IV. Pro Se Plaintiff's Summary
This case cannot be litigated again in federal court because a previous case based on the same incidents and involving the same parties has already been dismissed with prejudice. Once a decision is made in a lawsuit, the same lawsuit cannot be brought again. Because of this, the court is recommending this case be dismissed with prejudice.

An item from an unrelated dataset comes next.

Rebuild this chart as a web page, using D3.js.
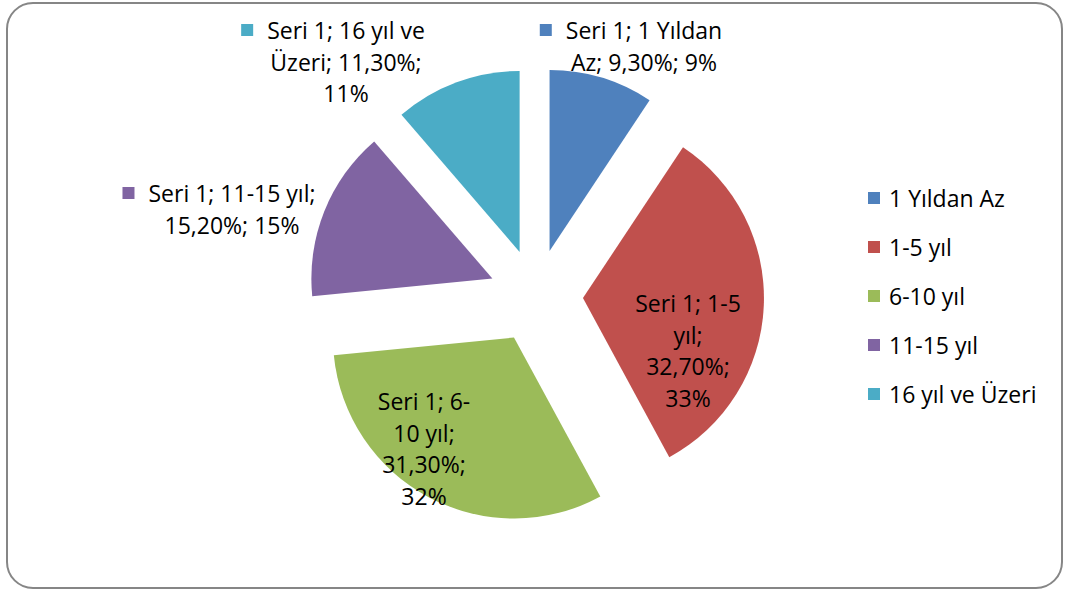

You may object to this recommendation within 21 days.
V. Conclusion
It is hereby ordered that plaintiff's motion for alternate service (ECF No. 9) is DENIED as MOOT because plaintiff's case is barred in its entirety under the doctrine of res judicata.
It is further RECOMMENDED that the motions to dismiss at ECF Nos. 12 13, 29, 30, 31, 32, and 34 be GRANTED and that this case be dismissed with prejudice because it is barred by the principles of res judicata.
These findings and recommendations are submitted to the United States District Judge assigned to the case, pursuant to the provisions of 28 U.S.C. § 636(b)(1). Within twenty one days after being served with these findings and recommendations, parties may file written objections with the court and serve a copy on all parties. Id.; see also Local Rule 304(b). Such a document should be captioned “Objections to Magistrate Judge's Findings and Recommendations.” Failure to file objections within the specified time may waive the right to appeal the District Court's order. Turner v. Duncan, 158 F.3d 449, 455 (9th Cir. 1998); Martinez v. Ylst, 951 F.2d 1153, 1156-57 (9th Cir. 1991).